As the Data Protection Working Party of Directorate General (DG) 15 of the European Commission has stated, "Everywhere we go on the Internet, we leave a digital trace. As more and more aspects of our daily life are conducted on-line, more and more of what we do, our choices, our preferences, will be recorded" The reality is that the use of the Internet, even without the provision of vast amounts of information in online forms, often reveals information about the user. Moreover, there is the risk that such information can be used and abused by third parties.

The cookie allows the web site master to track the user's visits to the web site as well as to correlate that information with other information such as the previous web page that the user visited, the operating system of the user, the browser of the user, and any other information that a user provided to the web site voluntarily, such as through online forms. Through cookies, a web site's server can compile information about a particular individual's visit to the web site on the visitor's computer in a text file that only the web site's server can read.

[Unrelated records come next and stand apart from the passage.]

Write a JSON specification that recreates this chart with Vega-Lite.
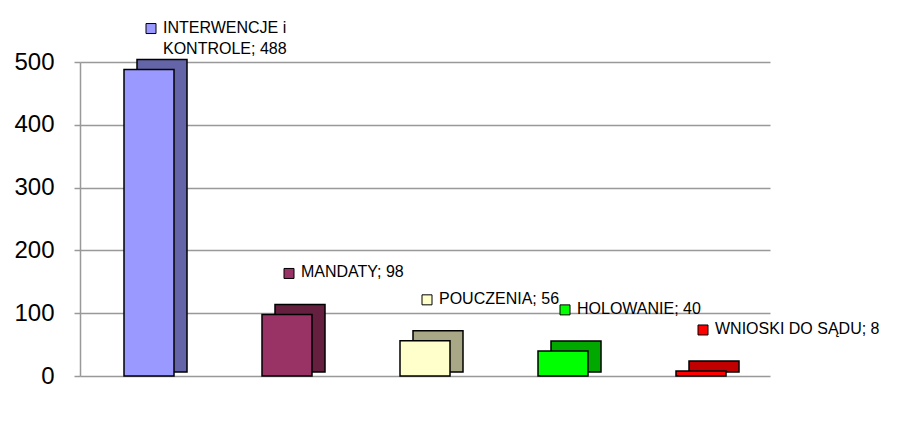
{
  "$schema": "https://vega.github.io/schema/vega-lite/v6.json",
  "autosize": "none",
  "width": 690,
  "height": 314,
  "padding": {"left": 80, "top": 62, "right": 150, "bottom": 67},
  "background": "white",
  "config": {
    "view": {"stroke": null},
    "font": "Liberation Sans",
    "axis": {"labelFont": "Liberation Sans"}
  },
  "data": {
    "values": [
      {"kategoria": "INTERWENCJE i KONTROLE", "wartosc": 488, "etykieta": "INTERWENCJE i\nKONTROLE; 488"},
      {"kategoria": "MANDATY", "wartosc": 98, "etykieta": "MANDATY; 98"},
      {"kategoria": "POUCZENIA", "wartosc": 56, "etykieta": "POUCZENIA; 56"},
      {"kategoria": "HOLOWANIE", "wartosc": 40, "etykieta": "HOLOWANIE; 40"},
      {"kategoria": "WNIOSKI DO SĄDU", "wartosc": 8, "etykieta": "WNIOSKI DO SĄDU; 8"}
    ]
  },
  "encoding": {
    "x": {"field": "kategoria", "type": "nominal", "sort": null, "axis": null,
          "scale": {"paddingInner": 0.2, "paddingOuter": 0.1}},
    "y": {"field": "wartosc", "type": "quantitative",
          "scale": {"domain": [0, 500], "nice": false},
          "axis": {"title": null, "values": [0, 100, 200, 300, 400, 500], "labelFontSize": 24, "labelColor": "black",
                   "grid": true, "gridColor": "#999999", "gridWidth": 1.5,
                   "domainColor": "#999999", "domainWidth": 1.5, "tickColor": "#999999", "tickWidth": 1.5, "tickSize": 6, "labelPadding": 20}}
  },
  "layer": [
    {
      "mark": {"type": "bar", "width": 50, "xOffset": 13, "yOffset": -10, "y2Offset": -4, "stroke": "black", "strokeWidth": 1.5},
      "encoding": {
        "y2": {"datum": 0},
        "color": {"field": "kategoria", "type": "nominal", "legend": null,
                  "scale": {"domain": ["INTERWENCJE i KONTROLE", "MANDATY", "POUCZENIA", "HOLOWANIE", "WNIOSKI DO SĄDU"],
                            "range": ["#6464A8", "#66203F", "#A8A886", "#00A800", "#C00000"]}}
      }
    },
    {
      "mark": {"type": "bar", "width": 50, "stroke": "black", "strokeWidth": 1.5},
      "encoding": {
        "color": {"field": "kategoria", "type": "nominal", "legend": null,
                  "scale": {"domain": ["INTERWENCJE i KONTROLE", "MANDATY", "POUCZENIA", "HOLOWANIE", "WNIOSKI DO SĄDU"],
                            "range": ["#9999FF", "#993366", "#FFFFCC", "#00FF00", "#FF0000"]}}
      }
    },
    {
      "mark": {"type": "point", "shape": "square", "size": 100, "filled": true, "stroke": "black", "strokeWidth": 1, "opacity": 1, "xOffset": 2, "yOffset": -41},
      "encoding": {
        "color": {"field": "kategoria", "type": "nominal", "legend": null,
                  "scale": {"domain": ["INTERWENCJE i KONTROLE", "MANDATY", "POUCZENIA", "HOLOWANIE", "WNIOSKI DO SĄDU"],
                            "range": ["#9999FF", "#993366", "#FFFFCC", "#00FF00", "#FF0000"]}}
      }
    },
    {
      "mark": {"type": "text", "align": "left", "baseline": "top", "dx": 14, "dy": -50, "fontSize": 16, "lineHeight": 21, "lineBreak": "\n", "color": "black"},
      "encoding": {"text": {"field": "etykieta"}}
    }
  ],
  "resolve": {"scale": {"color": "independent"}}
}
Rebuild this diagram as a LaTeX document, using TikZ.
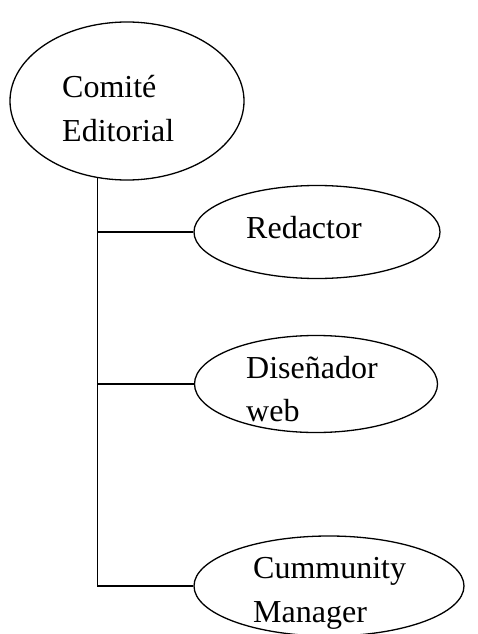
\documentclass[tikz,border=0pt]{standalone}
\usepackage{fontspec}
\setmainfont{Liberation Serif}
\usetikzlibrary{shapes.geometric}
\tikzset{
  oval/.style={draw, ellipse, line width=1.3pt, inner sep=0pt},
  lbl/.style={anchor=base west, inner sep=0pt, font=\fontsize{32}{44}\selectfont},
  conn/.style={line width=1.3pt}
}
\begin{document}
\begin{tikzpicture}[x=1pt,y=-1pt]
\useasboundingbox (0,0) rectangle (478,634);
\node[oval, minimum width=234pt, minimum height=158pt] (ce) at (127,101) {};
\node[oval, minimum width=246pt, minimum height=93pt] (red) at (317,232) {};
\node[oval, minimum width=243pt, minimum height=97pt] (dis) at (316,384) {};
\node[oval, minimum width=270pt, minimum height=100pt] (cm) at (329,586) {};
\node[lbl] (t1) at (62,97) {Comité};
\node[lbl] (t2) at (62,141) {Editorial};
\node[lbl] (t3) at (246,238) {Redactor};
\node[lbl] (t4) at (246,378) {Diseñador};
\node[lbl] (t5) at (246,421) {web};
\node[lbl] (t6) at (253,578) {Cummunity};
\node[lbl] (t7) at (253,622) {Manager};
\coordinate (top) at (ce.249);
\draw[conn] (top) |- (cm.west);
\draw[conn] (top |- red.west) -- (red.west);
\draw[conn] (top |- dis.west) -- (dis.west);
\end{tikzpicture}
\end{document}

By using cookies, a web site can assign each web site visitor a unique identifier. In this way, the web site is able to identify this same visitor on future visits to the web site. This is important because upon the individual's subsequent visits to the web site, the site can call up user-specific information, which may include a user's preferences, interests, credit card information, account number or other information. Accordingly, through the use of cookies, a web site will be better equipped to provide personalized options and services to web site visitors. Cookies can benefit web site visitors in a number of ways.

Because of cookies, the site can access user-specific information on each of the user's subsequent visits to the site. Such user-specific information can include the user's preferences and/or registration information. This can be of assistance to web site visitors because it would eliminate the necessity of inserting the same information each time they visit a particular web site. Consider, for example, an individual who frequently purchases compact discs from a particular web site. If that web site uses cookies, the purchaser may not have to enter his or her name, address and payment information upon each subsequent visit to the web site.

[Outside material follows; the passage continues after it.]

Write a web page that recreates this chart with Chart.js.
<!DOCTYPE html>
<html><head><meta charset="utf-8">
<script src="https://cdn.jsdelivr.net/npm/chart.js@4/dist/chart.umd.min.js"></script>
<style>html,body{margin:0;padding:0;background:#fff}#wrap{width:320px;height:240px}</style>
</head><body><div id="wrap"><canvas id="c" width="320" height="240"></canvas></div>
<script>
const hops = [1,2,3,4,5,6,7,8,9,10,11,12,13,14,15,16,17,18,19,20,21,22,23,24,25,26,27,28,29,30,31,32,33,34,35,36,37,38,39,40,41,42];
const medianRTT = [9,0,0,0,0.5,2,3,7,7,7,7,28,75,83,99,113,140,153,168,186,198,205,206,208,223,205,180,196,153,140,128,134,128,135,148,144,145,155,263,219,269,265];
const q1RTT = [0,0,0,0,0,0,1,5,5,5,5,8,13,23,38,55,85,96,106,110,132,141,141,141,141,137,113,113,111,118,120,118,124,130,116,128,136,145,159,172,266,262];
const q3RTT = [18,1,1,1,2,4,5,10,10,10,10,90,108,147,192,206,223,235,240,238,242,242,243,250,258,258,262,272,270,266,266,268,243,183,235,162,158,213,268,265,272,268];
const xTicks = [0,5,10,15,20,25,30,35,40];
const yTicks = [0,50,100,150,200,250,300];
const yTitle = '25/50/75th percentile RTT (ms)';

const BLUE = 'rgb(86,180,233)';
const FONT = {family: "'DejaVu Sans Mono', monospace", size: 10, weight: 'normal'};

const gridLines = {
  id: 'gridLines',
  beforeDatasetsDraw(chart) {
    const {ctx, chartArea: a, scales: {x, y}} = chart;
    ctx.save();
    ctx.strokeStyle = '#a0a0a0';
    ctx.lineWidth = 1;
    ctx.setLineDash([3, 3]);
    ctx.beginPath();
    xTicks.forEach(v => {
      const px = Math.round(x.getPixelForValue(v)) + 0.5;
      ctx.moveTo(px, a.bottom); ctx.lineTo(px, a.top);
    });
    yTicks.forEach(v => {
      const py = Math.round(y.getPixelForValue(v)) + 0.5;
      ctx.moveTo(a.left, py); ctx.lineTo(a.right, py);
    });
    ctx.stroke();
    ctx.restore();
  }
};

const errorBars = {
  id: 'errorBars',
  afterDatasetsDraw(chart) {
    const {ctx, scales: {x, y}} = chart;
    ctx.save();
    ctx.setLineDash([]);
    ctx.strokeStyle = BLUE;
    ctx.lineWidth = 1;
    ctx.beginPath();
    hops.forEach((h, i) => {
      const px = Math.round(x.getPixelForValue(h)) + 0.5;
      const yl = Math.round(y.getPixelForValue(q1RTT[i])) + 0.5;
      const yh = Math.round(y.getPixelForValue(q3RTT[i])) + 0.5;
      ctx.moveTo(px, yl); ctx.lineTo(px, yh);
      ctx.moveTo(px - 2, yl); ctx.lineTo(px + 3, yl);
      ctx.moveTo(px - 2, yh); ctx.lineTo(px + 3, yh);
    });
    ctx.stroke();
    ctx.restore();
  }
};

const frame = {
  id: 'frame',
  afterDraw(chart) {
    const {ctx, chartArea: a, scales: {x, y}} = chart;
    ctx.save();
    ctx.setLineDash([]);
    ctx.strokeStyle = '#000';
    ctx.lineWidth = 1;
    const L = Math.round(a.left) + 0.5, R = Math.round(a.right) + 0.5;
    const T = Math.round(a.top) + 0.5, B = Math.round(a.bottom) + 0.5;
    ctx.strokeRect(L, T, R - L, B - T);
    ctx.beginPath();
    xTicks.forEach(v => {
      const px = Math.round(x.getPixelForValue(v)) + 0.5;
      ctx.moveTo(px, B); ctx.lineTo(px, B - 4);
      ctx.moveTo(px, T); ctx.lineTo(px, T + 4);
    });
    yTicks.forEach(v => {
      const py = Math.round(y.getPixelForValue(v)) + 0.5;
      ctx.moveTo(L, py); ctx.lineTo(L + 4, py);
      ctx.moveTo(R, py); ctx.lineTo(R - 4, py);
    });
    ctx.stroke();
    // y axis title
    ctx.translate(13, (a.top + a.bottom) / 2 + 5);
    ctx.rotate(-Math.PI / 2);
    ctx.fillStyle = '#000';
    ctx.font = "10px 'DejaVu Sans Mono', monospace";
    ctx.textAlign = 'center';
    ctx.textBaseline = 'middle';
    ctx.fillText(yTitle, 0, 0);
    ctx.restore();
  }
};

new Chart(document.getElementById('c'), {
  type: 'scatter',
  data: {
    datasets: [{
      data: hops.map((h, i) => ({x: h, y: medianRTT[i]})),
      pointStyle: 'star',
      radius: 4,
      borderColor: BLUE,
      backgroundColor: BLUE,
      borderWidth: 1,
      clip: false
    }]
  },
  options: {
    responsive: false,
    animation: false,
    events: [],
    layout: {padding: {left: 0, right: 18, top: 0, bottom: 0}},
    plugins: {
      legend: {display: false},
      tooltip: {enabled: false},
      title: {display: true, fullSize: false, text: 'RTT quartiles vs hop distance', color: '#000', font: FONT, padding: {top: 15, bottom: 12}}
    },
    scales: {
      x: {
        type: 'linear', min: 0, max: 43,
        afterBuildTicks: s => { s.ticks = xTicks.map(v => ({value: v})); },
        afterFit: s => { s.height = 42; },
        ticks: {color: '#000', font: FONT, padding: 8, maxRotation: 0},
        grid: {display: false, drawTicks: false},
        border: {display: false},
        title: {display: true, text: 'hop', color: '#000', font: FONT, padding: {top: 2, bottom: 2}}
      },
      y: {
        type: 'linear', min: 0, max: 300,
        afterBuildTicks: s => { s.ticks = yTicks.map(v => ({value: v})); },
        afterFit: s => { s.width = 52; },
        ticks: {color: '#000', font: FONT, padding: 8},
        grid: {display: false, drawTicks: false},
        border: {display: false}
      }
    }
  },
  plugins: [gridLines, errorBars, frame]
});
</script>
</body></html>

The purchaser might appreciate these effects of cookies because of their convenience and because of the time that they can save. At present, certain web sites also collect information about individuals through hidden navigational software that records information about web site visits. Such recorded information can include the web pages visited, the information downloaded, the type of browser used, the address of the web site from which the user was referred as well as other information. Once again, it is advisable that companies post clear warnings on their web sites which serve to notify users that such software is being used.

During the last few years, the issue of data privacy has been receiving a large amount of attention. The prominence of this issue appears to be a result of the fact that individuals are becoming increasingly concerned about the wide availability of their personal data and what is being done with those data. While these concerns appear to have been motivated by a number of factors, the advent of the widespread usage of the Internet has been particularly influential in causing pre-existing concerns about the protection of personal data.